TILGHMAN – After nine months growing from tiny spat to healthy teenagers in the tender care of some 80 volunteer oyster growers in the vicinity of Tilghman Island, it was time for this year’s oysters to “go to bed.” At
the first of June, volunteers from the Phillips Wharf Environmental Center retrieved some 400 cages placed beneath piers last October.
The cages were made by prisoners, the spat were provided to PWEC by the Horn Point Laboratory in Cambridge, and PWEC volunteers made it all happen, under the direction of TIGO coordinator Carol McCollough. “TIGO stands for “Tilghman Islanders Grow Oysters,” she explained. “We’re part of the Marylanders Grow Oysters program.”
Begun just two years ago, the TIGO program nearly doubled for the 2012-13 season. The volunteer growers needed to look after their baby oysters to make sure they have enough water flow to stay healthy. This means pulling up and sloshing the cages every 10 days or so.
Over the winter, McCollough, aided by Chesapeake Conservation Corps intern Matt Felperin, monitored a specific batch of oysters at 5 different locations—counting, monitoring, and looking for disease. The TIGO program has three main goals, among them getting citizens directly and personally involved with living oysters and helping to add healthy oysters to the Harris Creek oyster sanctuary. But the mission of Phillips Wharf has a science component, too. “We want to learn where baby oysters do well and where they don’t,” explained McCollough, “so we can get the best yield for the effort. And we want to track them after they go into the sanctuary.”

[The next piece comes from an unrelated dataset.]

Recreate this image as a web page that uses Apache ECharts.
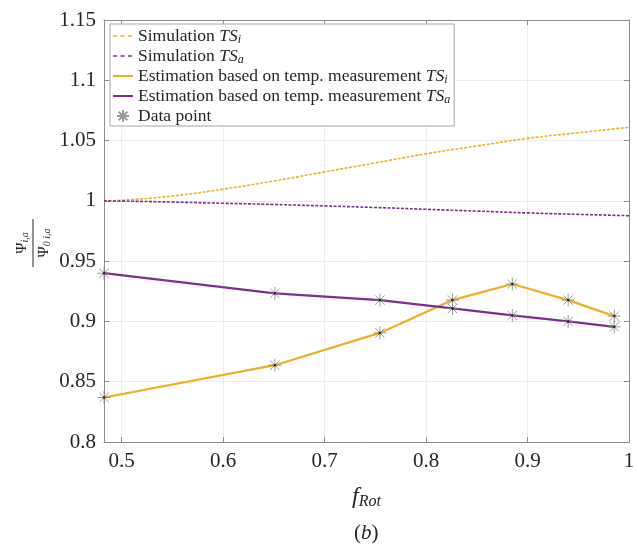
<!DOCTYPE html>
<html>
<head>
<meta charset="utf-8">
<script src="https://cdn.jsdelivr.net/npm/echarts@6/dist/echarts.min.js"></script>
<style>html,body{margin:0;padding:0;background:#fff;}#c{width:639px;height:545px;}</style>
</head>
<body>
<div id="c"></div>
<script>
// ---- data ----
const fSim   = [0.4826, 0.5, 0.55, 0.6, 0.65, 0.7, 0.75, 0.8, 0.85, 0.9, 0.95, 1.0];
const simTSi = [1.0, 1.0005, 1.004, 1.0097, 1.0165, 1.024, 1.0315, 1.039, 1.0455, 1.0518, 1.0565, 1.061];
const simTSa = [1.0, 0.9998, 0.999, 0.998, 0.997, 0.9958, 0.9945, 0.993, 0.9915, 0.990, 0.9888, 0.9877];
const fMeas  = [0.4826, 0.651, 0.7545, 0.826, 0.885, 0.940, 0.9855];
const estTSi = [0.8369, 0.8637, 0.8905, 0.9177, 0.931, 0.9177, 0.9044];
const estTSa = [0.940, 0.9233, 0.9177, 0.9108, 0.905, 0.900, 0.8955];
const xTicks = [0.5, 0.6, 0.7, 0.8, 0.9, 1.0];
const xMin = 0.4826, xMax = 1.0;
const yMin = 0.8, yMax = 1.15, yStep = 0.05;

const seriesNames = ['simTSi', 'simTSa', 'estTSi', 'estTSa', 'data'];
const legendText = {
  simTSi: '{n|Simulation }{it|TS}{sub|i}',
  simTSa: '{n|Simulation }{it|TS}{sub|a}',
  estTSi: '{n|Estimation based on temp. measurement }{it|TS}{sub|i}',
  estTSa: '{n|Estimation based on temp. measurement }{it|TS}{sub|a}',
  data: '{n|Data point}'
};

const YELLOW = '#EDB120', PURPLE = '#7E2F8E', GREY = '#7f7f7f', AX = '#8c8c8c';
const SERIF = 'Liberation Serif';
const zip = (xs, ys) => xs.map((x, i) => [x, ys[i]]);
const asterisk = 'path://M0,-6L0,6M-6,0L6,0M-4.3,-4.3L4.3,4.3M-4.3,4.3L4.3,-4.3';
// legend icons in a 20x12 box (tiny corner dots keep the box size)
const corners = 'M0,0h0.01v0.01h-0.01zM19.99,11.99h0.01v0.01h-0.01z';
const dashIcon = 'path://' + corners + 'M0,5.3h4v1.4h-4zM7.5,5.3h4v1.4h-4zM15,5.3h4v1.4h-4z';
const solidIcon = 'path://' + corners + 'M0,5h20v2h-20z';
const dataPts = zip(fMeas, estTSi).concat(zip(fMeas, estTSa));

const chart = echarts.init(document.getElementById('c'), null, {renderer: 'canvas'});
const axisCommon = {
  type: 'value',
  axisLine: {show: true, lineStyle: {color: AX, width: 1}},
  axisTick: {show: true, inside: true, length: 5, lineStyle: {color: AX}},
};
chart.setOption({
  animation: false,
  backgroundColor: '#fff',
  grid: {left: 104, right: 10, top: 20, bottom: 103, containLabel: false},
  xAxis: [
    Object.assign({}, axisCommon, {
      min: xMin, max: xMax, position: 'bottom',
      axisTick: {show: true, inside: true, length: 5, lineStyle: {color: AX}, customValues: xTicks},
      axisLabel: {customValues: xTicks, margin: 9, fontFamily: SERIF, fontSize: 21, color: '#262626',
        formatter: v => String(+v.toFixed(2))},
      splitLine: {show: true, lineStyle: {color: '#ebebeb', width: 1}},
      name: '{f|f}{s|Rot}', nameLocation: 'middle', nameGap: 42,
      nameTextStyle: {rich: {
        f: {fontFamily: SERIF, fontStyle: 'italic', fontSize: 24, color: '#262626', lineHeight: 26},
        s: {fontFamily: SERIF, fontStyle: 'italic', fontSize: 16, color: '#262626', lineHeight: 12, verticalAlign: 'bottom'}
      }}
    }),
    Object.assign({}, axisCommon, {
      min: xMin, max: xMax, position: 'top',
      axisTick: {show: true, inside: true, length: 5, lineStyle: {color: AX}, customValues: xTicks},
      axisLabel: {show: false, customValues: xTicks},
      splitLine: {show: false}
    })
  ],
  yAxis: [
    Object.assign({}, axisCommon, {
      min: yMin, max: yMax, interval: yStep, position: 'left',
      axisLabel: {margin: 8, fontFamily: SERIF, fontSize: 21, color: '#262626',
        formatter: v => String(+v.toFixed(2))},
      splitLine: {show: true, lineStyle: {color: '#ebebeb', width: 1}}
    }),
    Object.assign({}, axisCommon, {
      min: yMin, max: yMax, interval: yStep, position: 'right',
      axisLabel: {show: false}, splitLine: {show: false}
    })
  ],
  legend: {
    data: [
      {name: 'simTSi', icon: dashIcon},
      {name: 'simTSa', icon: dashIcon},
      {name: 'estTSi', icon: solidIcon},
      {name: 'estTSa', icon: solidIcon},
      {name: 'data'}
    ],
    orient: 'vertical', left: 110, top: 24,
    padding: [2, 4, 0, 3], itemGap: 0,
    itemWidth: 20, itemHeight: 12,
    backgroundColor: '#fff', borderColor: '#a6a6a6', borderWidth: 1,
    formatter: n => legendText[n],
    textStyle: {
      lineHeight: 20,
      rich: {
        n: {fontFamily: SERIF, fontSize: 17.5, color: '#262626', lineHeight: 20},
        it: {fontFamily: SERIF, fontStyle: 'italic', fontSize: 17.5, color: '#262626', lineHeight: 20},
        sub: {fontFamily: SERIF, fontStyle: 'italic', fontSize: 12, color: '#262626', lineHeight: 12, verticalAlign: 'bottom'}
      }
    }
  },
  title: {
    text: '{n|(}{it|b}{n|)}', left: 349, top: 518,
    textStyle: {fontWeight: 'normal', rich: {
      n: {fontFamily: SERIF, fontSize: 21, fontWeight: 'normal', color: '#262626'},
      it: {fontFamily: SERIF, fontStyle: 'italic', fontWeight: 'normal', fontSize: 21, color: '#262626'}
    }}
  },
  graphic: [{
    type: 'group', x: 33, y: 243, rotation: Math.PI / 2,
    children: [
      {type: 'line', shape: {x1: -24, y1: 0, x2: 24, y2: 0}, style: {stroke: '#262626', lineWidth: 1}},
      {type: 'text', x: 0, y: -11, style: {
        text: '{p|Ψ}{s|i,a}', align: 'center', verticalAlign: 'middle',
        rich: {p: {fontFamily: SERIF, fontSize: 15, fill: '#262626', lineHeight: 16},
               s: {fontFamily: SERIF, fontStyle: 'italic', fontSize: 10, fill: '#262626', lineHeight: 10, verticalAlign: 'bottom'}}
      }},
      {type: 'text', x: 0, y: 11, style: {
        text: '{p|Ψ}{s|0 i,a}', align: 'center', verticalAlign: 'middle',
        rich: {p: {fontFamily: SERIF, fontSize: 15, fill: '#262626', lineHeight: 16},
               s: {fontFamily: SERIF, fontStyle: 'italic', fontSize: 10, fill: '#262626', lineHeight: 10, verticalAlign: 'bottom'}}
      }}
    ]
  }],
  series: [
    {name: 'simTSi', type: 'line', data: zip(fSim, simTSi), showSymbol: false, symbol: 'none', smooth: true,
     lineStyle: {color: YELLOW, width: 1.6, type: [3, 1.5]}, itemStyle: {color: YELLOW}, z: 3},
    {name: 'simTSa', type: 'line', data: zip(fSim, simTSa), showSymbol: false, symbol: 'none', smooth: true,
     lineStyle: {color: PURPLE, width: 1.6, type: [3, 1.5]}, itemStyle: {color: PURPLE}, z: 3},
    {name: 'estTSi', type: 'line', data: zip(fMeas, estTSi), symbol: 'none',
     lineStyle: {color: YELLOW, width: 2.2}, itemStyle: {color: YELLOW}, z: 4},
    {name: 'estTSa', type: 'line', data: zip(fMeas, estTSa), symbol: 'none',
     lineStyle: {color: PURPLE, width: 2.2}, itemStyle: {color: PURPLE}, z: 4},
    {name: 'data', type: 'scatter', data: dataPts, symbol: asterisk, symbolSize: 13,
     itemStyle: {color: 'none', borderColor: GREY, borderWidth: 1}, z: 5},
    {name: 'dataDot', type: 'scatter', data: dataPts, symbol: 'circle', symbolSize: 2.5,
     itemStyle: {color: '#111'}, z: 6, silent: true}
  ]
});
</script>
</body>
</html>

TIGO Planting Day is a big event, and it has to be carefully orchestrated so the oysters spend the minimum time out of the water. At 8 a.m., 10 pickups and drivers reported to PWEC on Knapp’s Narrows, where they got their maps, instructions and volunteer assistants. This year the collection team included 11 young people from the Youth and Member Program of the National Aquarium in Baltimore, accompanied by seven adults. Mike Mesko brought some of the boys from BSA Troop 741, PWEC interns Kayla Fairfield, Patricia Alves Pereira, and Maria Abadie joined to estimate oyster counts, and many other volunteers from the Bay Hundred community turned out to help.
By early afternoon, the oysters were all collected, transferred to fish baskets and loaded aboard Capt. Jeff Harrison’s Amity Leah, Capt. Jerry Janda’s Lucky Lady II and Capt. Stan Brown’s Snow Goose. Included with the PWEC cages were 134 cages from Egelseder Retirement Systems and 20 cages managed by Robin Harrison from Balls Creek. The convoy soon reached the designated drop-off point in Harris Creek and, with cheers and best wishes, the oysters went overboard. A grand total of 227,000 additional yearling oysters are now living in Harris Creek.
Meanwhile, back at PWEC, hundreds of cages were being power-washed for use next fall. Anyone with a pier in the Tilghman-Harris Creek area who would like to participate in the 2013-14 TIGO program should send an email to[email protected].
Steve Bailey, for PWEC
..
Robin Harrison says
Just to set the record straight…the oyster cages from Ball Creek were managed by the Talbot County Waterman’s Association. And, under the direction of their treasurer, Lisa Gowe, Robin Harrison collected the oyster cages from the kind hearted oyster growers of Neavitt.
Thanks so much!
James Dissette says
Thank you for this additional information!